Si uno se fija en el álbum de fotos de mi familia, se dará cuenta que el rito de soplar las velas frente a la cámara, en mi caso, se detiene cuando cumplí catorce años. Para mil novecientos noventa y siete, el ambiente de mi casa y del conjunto en el que vivíamos ya había cambiado. Cuando nos enteramos de que el hijo mayor de nuestros amigos de al frente se iba a casar con una chica evangélica mi madre intuyó que algo estaba cambiando. El muchacho en cuestión era más bien guapo, y blanco, bien blanco. Sus hermanas eran mis amigas y sus padres, amigos de los míos. Cuando no había almuerzo en mi casa, había en la de ellos. La clase media se sentía como un colchón del que nadie se podía caer sin que antes erupcionara un volcán o apareciera Godzilla para devorar a la mitad del pueblo. 

Yo acababa de descubrir que no saber dar besos franceses le podía costar a uno el puesto. De mi curso ya se habían ido todos quienes tenían padres que estuvieran demasiado bien o demasiado mal como para mantener a sus hijos en el colegio. Cada familia vivía, desde su perspectiva el trajinar de la Ciudad de Quito y empezaba a hacer cálculos para superar los retos que se acumulaban en los saldos de sus tarjetas de crédito. De repente ya no bastaba con ser quiteño, con conocer los nombres de todas las calles del centro, o hasta con poderse manejar con astucia escogiendo la línea de bus que se necesitaba cuando no se tenía carro. Los centros comerciales habían empezado a mostrar sus colmillos y la muerte de los viejos cines empezaba a decirnos que para ser guapo se iba a tener que tener un poco más de suerte que el resto.

Esta no era la historia de todos los habitantes de Quito. En aquellos días, también habían quienes encontraban oportunidades comerciales que les permitían ya no solo soñar con superar las fronteras del país. La globalización brillaba como nunca en nuestros televisores y se inauguraron algunos nuevos y más caros colegios. Al igual que el matrimonio del mayor de los Samaniego con una chica evangélica significaba que el Condominio Los Rosales había perdido algo de su caché, lo que realmente nos preocupaba era lo lejos que nos estábamos yendo de quienes podían construirse casas en El Condado y dejar a la buena de dios lo que pasara detrás de las paredes de su urbanización.
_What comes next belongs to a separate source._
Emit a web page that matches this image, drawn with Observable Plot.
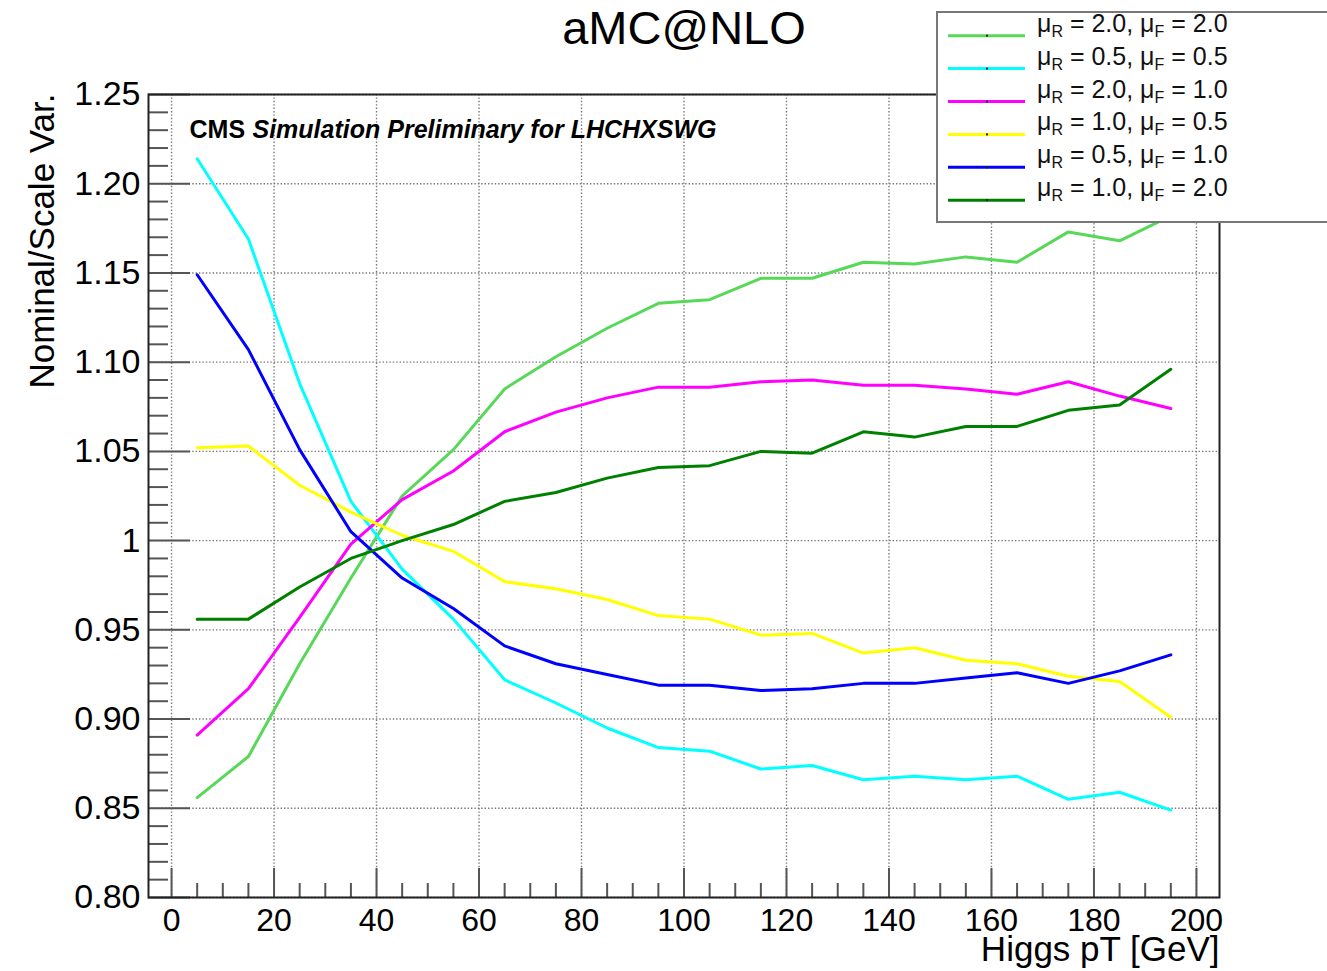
<!DOCTYPE html>
<html>
<head>
<meta charset="utf-8">
<script src="https://cdn.jsdelivr.net/npm/d3@7"></script>
<script src="https://cdn.jsdelivr.net/npm/@observablehq/plot@0.6"></script>
<style>
  html, body { margin: 0; padding: 0; background: #fff; overflow: hidden; }
  #fig { position: relative; width: 1327px; height: 971px; }
  #fig > svg { position: absolute; left: 0; top: 0; }
</style>
</head>
<body>
<div id="fig"></div>
<script>
// Higgs pT bin centres [GeV]
const ptCenters = [5, 15, 25, 35, 45, 55, 65, 75, 85, 95, 105, 115, 125, 135, 145, 155, 165, 175, 185, 195];

// Nominal / scale-varied ratio for each (muR, muF) choice
const ratioR20F20 = [0.856, 0.879, 0.931, 0.979, 1.025, 1.051, 1.085, 1.103, 1.119, 1.133, 1.135, 1.147, 1.147, 1.156, 1.155, 1.159, 1.156, 1.173, 1.168, 1.182];
const ratioR05F05 = [1.214, 1.169, 1.088, 1.022, 0.984, 0.956, 0.922, 0.909, 0.895, 0.884, 0.882, 0.872, 0.874, 0.866, 0.868, 0.866, 0.868, 0.855, 0.859, 0.849];
const ratioR20F10 = [0.891, 0.917, 0.957, 0.998, 1.023, 1.039, 1.061, 1.072, 1.080, 1.086, 1.086, 1.089, 1.090, 1.087, 1.087, 1.085, 1.082, 1.089, 1.081, 1.074];
const ratioR10F05 = [1.052, 1.053, 1.031, 1.016, 1.003, 0.994, 0.977, 0.973, 0.967, 0.958, 0.956, 0.947, 0.948, 0.937, 0.940, 0.933, 0.931, 0.924, 0.921, 0.901];
const ratioR05F10 = [1.149, 1.107, 1.051, 1.005, 0.979, 0.962, 0.941, 0.931, 0.925, 0.919, 0.919, 0.916, 0.917, 0.920, 0.920, 0.923, 0.926, 0.920, 0.927, 0.936];
const ratioR10F20 = [0.956, 0.956, 0.974, 0.990, 1.000, 1.009, 1.022, 1.027, 1.035, 1.041, 1.042, 1.050, 1.049, 1.061, 1.058, 1.064, 1.064, 1.073, 1.076, 1.096];

// Series metadata, in legend order
const muR = ["2.0", "0.5", "2.0", "1.0", "0.5", "1.0"];
const muF = ["2.0", "0.5", "1.0", "0.5", "1.0", "2.0"];
const seriesValues = [ratioR20F20, ratioR05F05, ratioR20F10, ratioR10F05, ratioR05F10, ratioR10F20];
const seriesColors = ["#58d858", "#00ffff", "#ff00ff", "#ffff00", "#0000ff", "#008000"];
const seriesKeys = muR.map((r, i) => `muR=${r}, muF=${muF[i]}`);

// Axis ticks
const xMajor = [0, 20, 40, 60, 80, 100, 120, 140, 160, 180, 200];
const xMinor = d3.range(0, 201, 5).filter(v => v % 20 !== 0);
const yMajor = [0.80, 0.85, 0.90, 0.95, 1.00, 1.05, 1.10, 1.15, 1.20, 1.25];
const yMinor = d3.range(80, 126, 1).filter(v => v % 5 !== 0).map(v => v / 100);

// Text
const titleText = "aMC@NLO";
const xLabel = "Higgs pT [GeV]";
const yLabel = "Nominal/Scale Var.";
const cmsText = "CMS";
const cmsExtra = "Simulation Preliminary for LHCHXSWG";

// Long-format table for Plot
const rows = seriesKeys.flatMap((key, s) =>
  ptCenters.map((pt, i) => ({pt, ratio: seriesValues[s][i], series: key}))
);

const W = 1327, H = 971;
const mL = 148, mR = 108, mT = 94, mB = 74;
const frameW = W - mL - mR, frameH = H - mT - mB;
const font = "'Liberation Sans', Arial, Helvetica, sans-serif";
const tickStroke = "#555";
const gridStyle = {stroke: "#777", strokeOpacity: 1, strokeWidth: 1.4, strokeDasharray: "1.4,2"};

const chart = Plot.plot({
  width: W,
  height: H,
  marginLeft: mL,
  marginRight: mR,
  marginTop: mT,
  marginBottom: mB,
  style: {fontFamily: font, background: "white", color: "black", overflow: "visible"},
  x: {domain: [-4.5, 204.5]},
  y: {domain: [0.80, 1.25]},
  color: {domain: seriesKeys, range: seriesColors},
  marks: [
    Plot.gridX(xMajor, gridStyle),
    Plot.gridY(yMajor, gridStyle),
    // inward tick marks, ROOT style
    Plot.tickX(xMinor, {x: d => d, insetTop: frameH - 14, stroke: tickStroke, strokeWidth: 2}),
    Plot.tickX(xMajor, {x: d => d, insetTop: frameH - 29, stroke: tickStroke, strokeWidth: 2}),
    Plot.tickY(yMinor, {y: d => d, insetRight: frameW - 20, stroke: tickStroke, strokeWidth: 2}),
    Plot.tickY(yMajor, {y: d => d, insetRight: frameW - 42, stroke: tickStroke, strokeWidth: 2}),
    Plot.axisX(xMajor, {tickSize: 0, tickPadding: 11, fontSize: 32, label: null}),
    Plot.axisY(yMajor, {
      tickSize: 0, tickPadding: 8, fontSize: 34, label: null,
      tickFormat: d => Math.abs(d - 1) < 1e-9 ? "1" : d.toFixed(2)
    }),
    Plot.line(rows, {x: "pt", y: "ratio", z: "series", stroke: "series", strokeWidth: 3, strokeLinejoin: "round"}),
    Plot.frame({stroke: "#222", strokeWidth: 2}),
    Plot.text([titleText], {text: d => d, frameAnchor: "top", dy: -51, lineAnchor: "bottom", fontSize: 47, fill: "black"}),
    Plot.text([yLabel], {text: d => d, frameAnchor: "top-left", rotate: -90, textAnchor: "end", lineAnchor: "bottom", dx: -95, dy: -1, fontSize: 35, fill: "black"}),
    Plot.text([xLabel], {text: d => d, frameAnchor: "bottom-right", textAnchor: "end", lineAnchor: "bottom", dx: 0, dy: 63, fontSize: 35, fill: "black"}),
    Plot.text([cmsText], {text: d => d, frameAnchor: "top-left", textAnchor: "start", lineAnchor: "bottom", dx: 41, dy: 43, fontSize: 25, fontWeight: "bold", fill: "black"}),
    Plot.text([cmsExtra], {text: d => d, frameAnchor: "top-left", textAnchor: "start", lineAnchor: "bottom", dx: 104, dy: 43, fontSize: 25, fontWeight: "bold", fontStyle: "italic", fill: "black"})
  ]
});

const fig = document.getElementById("fig");
fig.appendChild(chart);

// Legend box, top right, overlapping the frame corner
const legend = d3.create("svg")
  .attr("width", W).attr("height", H)
  .style("pointer-events", "none")
  .style("font-family", font);
legend.append("rect")
  .attr("x", 937).attr("y", 12).attr("width", 420).attr("height", 210)
  .attr("fill", "white").attr("stroke", "#777").attr("stroke-width", 2);
seriesKeys.forEach((key, i) => {
  const yy = 35.7 + 32.9 * i;
  legend.append("line")
    .attr("x1", 948).attr("x2", 1025).attr("y1", yy).attr("y2", yy)
    .attr("stroke", seriesColors[i]).attr("stroke-width", 3);
  legend.append("rect")
    .attr("x", 986).attr("y", yy - 1).attr("width", 2).attr("height", 2).attr("fill", "#222");
  const t = legend.append("text")
    .attr("x", 1037).attr("y", yy - 4)
    .attr("font-size", 25).attr("fill", "#111");
  t.append("tspan").text("\u03bc");
  t.append("tspan").attr("font-size", 16).attr("dy", 5).text("R");
  t.append("tspan").attr("dy", -5).text(` = ${muR[i]}, \u03bc`);
  t.append("tspan").attr("font-size", 16).attr("dy", 5).text("F");
  t.append("tspan").attr("dy", -5).text(` = ${muF[i]}`);
});
fig.appendChild(legend.node());
</script>
</body>
</html>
Uno empezaba a sentir ese recelo de entrar a esas casas en las que el piso era tan nuevo y tan brillante, que aún el más estudioso de la clase tendría que cerciorarse de que su presencia no fuera a significar un insulto al lujo.
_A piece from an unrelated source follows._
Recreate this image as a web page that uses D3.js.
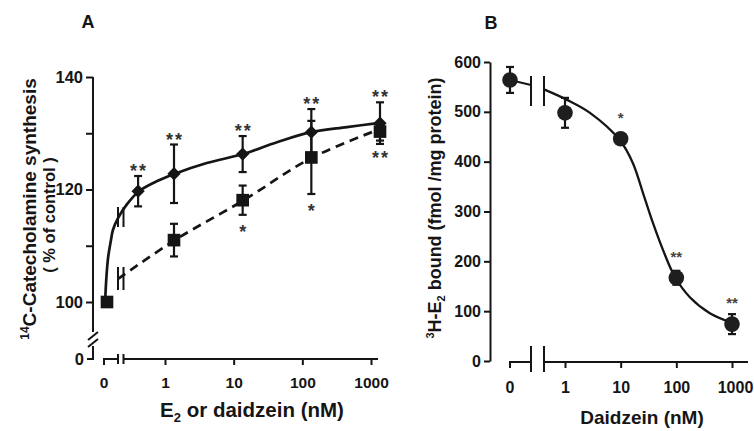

Cada familia vivía desde su perspectiva la deuda que le recordaba que tenía que encontrar una mejor manera de manejar sus tarjetas de crédito. Los abogados, los médicos y los ingenieros empezaron a quedarse sin trabajo. Ya no habían fórmulas para el éxito, sino nuevas fórmulas, nuevos descubrimientos matemáticos que facilitarían, solo a los más entendidos, la forma de acumular dinero. El colegio intentaba contratar un experto de márketing. Las palas y las boinas ya no servían para transmitir la idea de que los niños estaban en un lugar seguro. La chica con la que se iba a casar el hijo mayor de los Samaniego no solo era evangelista, sino que también estaba embarazada y el chico recién acababa de salir del colegio. Eso sí, de un buen colegio.